The ministers’ approach appears to clash with calls from the chairman of European Union leaders, Donald Tusk, to put further EU integration on hold for now as plans for tighter cooperation only fuelled eurosceptic sentiment in Europe.
Tusk, who will chair a summit of EU leaders at the end of June, just days after the British vote, said on May 30 that “obsessed with the idea of instant and total integration, we failed to notice that ordinary people, the citizens of Europe, do not share our Euro-enthusiasm.”
But Dijsselbloem said the atmosphere among the euro zone ministers was different, even if the next integration steps won’t be dramatic.
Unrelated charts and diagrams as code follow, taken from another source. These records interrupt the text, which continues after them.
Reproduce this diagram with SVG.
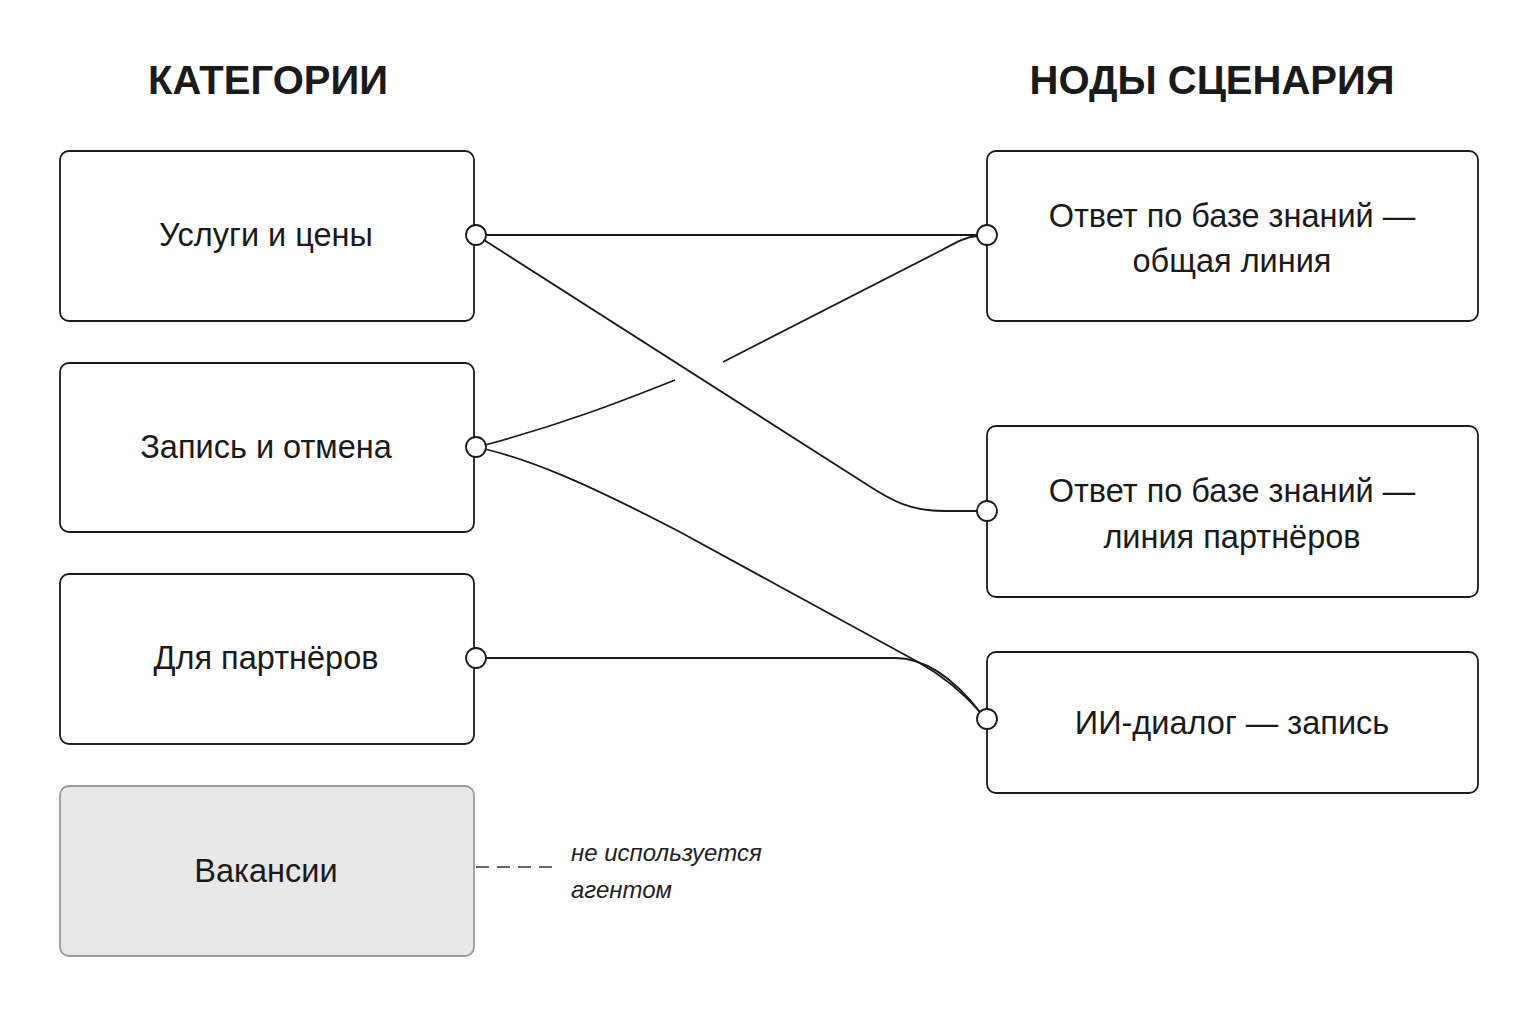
<svg xmlns="http://www.w3.org/2000/svg" width="1536" height="1024" viewBox="0 0 1536 1024">
<style>
.bg{fill:#ffffff}
.title{font-family:"Liberation Sans",Arial,sans-serif;font-weight:bold;font-size:40px;fill:#1a1a1a;text-anchor:middle}
.box{fill:#ffffff;stroke:#1a1a1a;stroke-width:1.8}
.box-off{fill:#e8e8e8;stroke:#9a9a9a;stroke-width:1.8}
.lbl{font-family:"Liberation Sans",Arial,sans-serif;font-size:32.5px;fill:#1a1a1a;text-anchor:middle}
.port{fill:#ffffff;stroke:#1a1a1a;stroke-width:1.8}
.conn{fill:none;stroke:#1a1a1a;stroke-width:1.8}
.dash{fill:none;stroke:#333;stroke-width:1.6;stroke-dasharray:13 8}
.note{font-family:"Liberation Sans",Arial,sans-serif;font-style:italic;font-size:24px;fill:#222}
</style>
<rect class="bg" x="0" y="0" width="1536" height="1024"/>
<text class="title" x="268" y="94">КАТЕГОРИИ</text>
<text class="title" x="1212" y="94">НОДЫ СЦЕНАРИЯ</text>

<g id="connectors">
<path class="conn" d="M486,235 L977,235"/>
<path class="conn" d="M484,240 L866,484 C892,501 910,511 945,511 L977,511"/>
<path class="conn" d="M485,445 C560,425 620,402 675,380"/>
<path class="conn" d="M723,362 L940,251 C955,243 965,237 977,236"/>
<path class="conn" d="M485,449 C530,460 580,480 680,532 L918,662 C945,677 965,695 980,712"/>
<path class="conn" d="M486,658 L895,658 C930,658 958,684 980,712"/>
<path class="dash" d="M476,867 L560,867"/>
<text class="note" x="571" y="861">не используется</text>
<text class="note" x="571" y="898">агентом</text>
</g>

<g id="cat-uslugi">
<rect class="box" x="60" y="151" width="414" height="170" rx="9"/>
<text class="lbl" x="266" y="246">Услуги и цены</text>
<circle class="port" cx="476" cy="235" r="10"/>
</g>
<g id="cat-zapis">
<rect class="box" x="60" y="363" width="414" height="169" rx="9"/>
<text class="lbl" x="266" y="458">Запись и отмена</text>
<circle class="port" cx="476" cy="447" r="10"/>
</g>
<g id="cat-partners">
<rect class="box" x="60" y="574" width="414" height="170" rx="9"/>
<text class="lbl" x="266" y="669">Для партнёров</text>
<circle class="port" cx="476" cy="658" r="10"/>
</g>
<g id="cat-vacancies">
<rect class="box-off" x="60" y="786" width="414" height="170" rx="9"/>
<text class="lbl" x="266" y="882">Вакансии</text>
</g>

<g id="node-kb-general">
<rect class="box" x="987" y="151" width="491" height="170" rx="9"/>
<text class="lbl" x="1232" y="227">Ответ по базе знаний —</text>
<text class="lbl" x="1232" y="272">общая линия</text>
<circle class="port" cx="987" cy="235" r="10"/>
</g>
<g id="node-kb-partners">
<rect class="box" x="987" y="426" width="491" height="171" rx="9"/>
<text class="lbl" x="1232" y="502">Ответ по базе знаний —</text>
<text class="lbl" x="1232" y="548">линия партнёров</text>
<circle class="port" cx="987" cy="511" r="10"/>
</g>
<g id="node-ai-dialog">
<rect class="box" x="987" y="652" width="491" height="141" rx="9"/>
<text class="lbl" x="1232" y="734">ИИ-диалог — запись</text>
<circle class="port" cx="987" cy="719" r="10"/>
</g>
</svg>
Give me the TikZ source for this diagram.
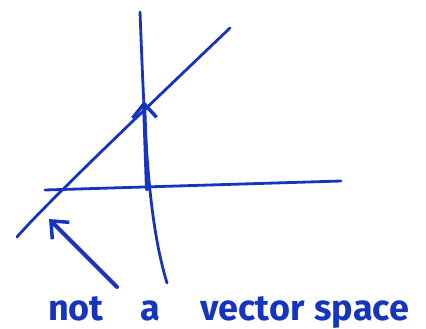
\documentclass[tikz,border=0pt]{standalone}
\usepackage{fontspec}
\setmainfont{Fira Sans}
\usetikzlibrary{arrows.meta}
\definecolor{ink}{RGB}{22,52,190}
\begin{document}
\begin{tikzpicture}[x=1pt,y=-1pt,
  pen/.style={draw=ink,line width=2.8pt,line cap=round,line join=round},
  thick pen/.style={draw=ink,line width=4pt,line cap=round,line join=round},
  barb/.style={-{Straight Barb[length=14pt,width=24pt,line width=3.5pt]}}]
\useasboundingbox (0,0) rectangle (426,329);
% axes
\coordinate (vt) at (140,12);
\coordinate (vb) at (167,283);
\coordinate (hl) at (45,190);
\coordinate (hr) at (341,181);
\coordinate (dl) at (17,237);
\coordinate (dr) at (230,28);
\coordinate (o) at (147,189);
\coordinate (p) at (144,101);
\coordinate (at) at (117,287);
\coordinate (ah) at (49,219);
\draw[pen] (vt) .. controls (145,140) and (148,220) .. (vb);
\draw[pen] (hl) -- (hr);
\draw[pen] (dl) .. controls (30,222) and (60,190) .. (dr);
% vector
\draw[thick pen,barb] (o) -- (p);
% pointer arrow
\draw[thick pen,barb] (at) -- (ah);
\node[text=ink,font=\fontsize{36}{36}\selectfont\bfseries,anchor=base west,inner sep=0pt] (lab) at (48,320) {not\hspace{37pt}a\hspace{40pt}vector\hspace{10pt}space};
\end{tikzpicture}
\end{document}
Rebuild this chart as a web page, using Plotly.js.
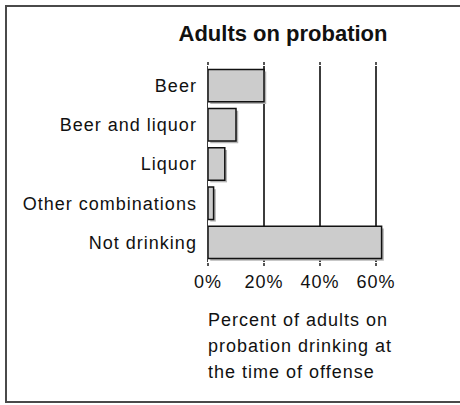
<!DOCTYPE html>
<html>
<head>
<meta charset="utf-8">
<script src="https://cdn.plot.ly/plotly-3.0.1.min.js"></script>
<style>
  html, body { margin: 0; padding: 0; background: #fff; overflow: hidden; }
  #wrap { position: relative; width: 460px; height: 405px; overflow: hidden; }
  .edge { position: absolute; background: #4a4a4a; pointer-events: none; z-index: 2; }
  #chart { position: absolute; left: 0; top: 0; width: 460px; height: 405px; }
  #chart .ytick text, #chart .xtick text, #chart .annotation-text { letter-spacing: 1px; }
</style>
</head>
<body>
<div id="wrap">
  <div id="chart"></div>
  <div class="edge" style="left:5px; top:5px; width:2px; height:398px;"></div>
  <div class="edge" style="left:5px; top:5px; width:455px; height:2px;"></div>
  <div class="edge" style="left:5px; top:401px; width:455px; height:2px;"></div>
</div>
<script>
const categories = ['Beer', 'Beer and liquor', 'Liquor', 'Other combinations', 'Not drinking'];
const values = [20, 10, 6, 2, 62];
const tickValues = [0, 20, 40, 60];
const tickLabels = ['0%', '20%', '40%', '60%'];
const titleText = 'Adults on probation';
const axisTitleLines = ['Percent of adults on', 'probation drinking at', 'the time of offense'];

const FONT = '"Liberation Sans", Arial, Helvetica, sans-serif';
const barW = 0.826;
const shadowDy = 0.056;
const shadowDx = 0.8;

const shadow = {
  type: 'bar', orientation: 'h',
  y: categories, x: values,
  base: shadowDx,
  width: barW, offset: -barW / 2 + shadowDy,
  marker: { color: '#b4b4b4', line: { width: 0 } },
  hoverinfo: 'skip', showlegend: false
};
const bars = {
  type: 'bar', orientation: 'h',
  y: categories, x: values,
  width: barW, offset: -barW / 2,
  marker: { color: '#cccccc', line: { color: '#111111', width: 1.5 } },
  showlegend: false
};

const plotBottom = 262;
const lineCenters = [320, 345.5, 371.5];
const annotations = axisTitleLines.map((t, i) => ({
  text: t, xref: 'paper', yref: 'paper', x: 0, y: 0,
  xanchor: 'left', yanchor: 'middle', align: 'left',
  yshift: -(lineCenters[i] - plotBottom), xshift: -2,
  showarrow: false, font: { family: FONT, size: 18, color: '#111' }
}));

const layout = {
  width: 460, height: 405,
  margin: { l: 208, r: 70, t: 66, b: 143 },
  paper_bgcolor: '#fff', plot_bgcolor: '#fff',
  barmode: 'overlay',
  title: {
    text: '<b>' + titleText + '</b>',
    xref: 'container', yref: 'container',
    x: 283 / 460, xanchor: 'center',
    y: 1 - 33.5 / 405, yanchor: 'middle',
    font: { family: FONT, size: 22, color: '#111' }
  },
  xaxis: {
    range: [0, 65], tickvals: tickValues, ticktext: tickLabels,
    showgrid: true, gridcolor: '#3c3c3c', gridwidth: 1.5,
    zeroline: false, showline: false,
    ticks: 'outside', ticklen: 3, tickwidth: 1.5, tickcolor: '#555', mirror: 'ticks',
    tickfont: { family: FONT, size: 18, color: '#111' },
    fixedrange: true
  },
  yaxis: {
    type: 'category', range: [4.5, -0.5],
    showgrid: false, zeroline: false,
    showline: true, linecolor: '#3c3c3c', linewidth: 1.5,
    ticks: '', ticklabelstandoff: 6,
    tickfont: { family: FONT, size: 18, color: '#111' },
    fixedrange: true
  },
  annotations: annotations
};

Plotly.newPlot('chart', [shadow, bars], layout, { displayModeBar: false, staticPlot: true });
</script>
</body>
</html>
“In the current political climate they won’t be historic, dramatic steps forward but they will be steps forward, inevitable, unquestionable. We will take the project further, we will deepen our cooperation, make it stronger to deliver what people want from us, which is basically security in economic terms or otherwise,” Dijsselbloem said.
He did not clarify which projects would have to be accelerated, but noted more work needed to be done on fiscal and banking rules.
He and other ministers avoided any direct comment on Brexit and condemned the murder of British lawmaker Jo Cox on Thursday, who was killed while campaigning for Britain to remain in the 28-nation bloc. The ministers observed a minute of silence during their meeting after the news of the murder.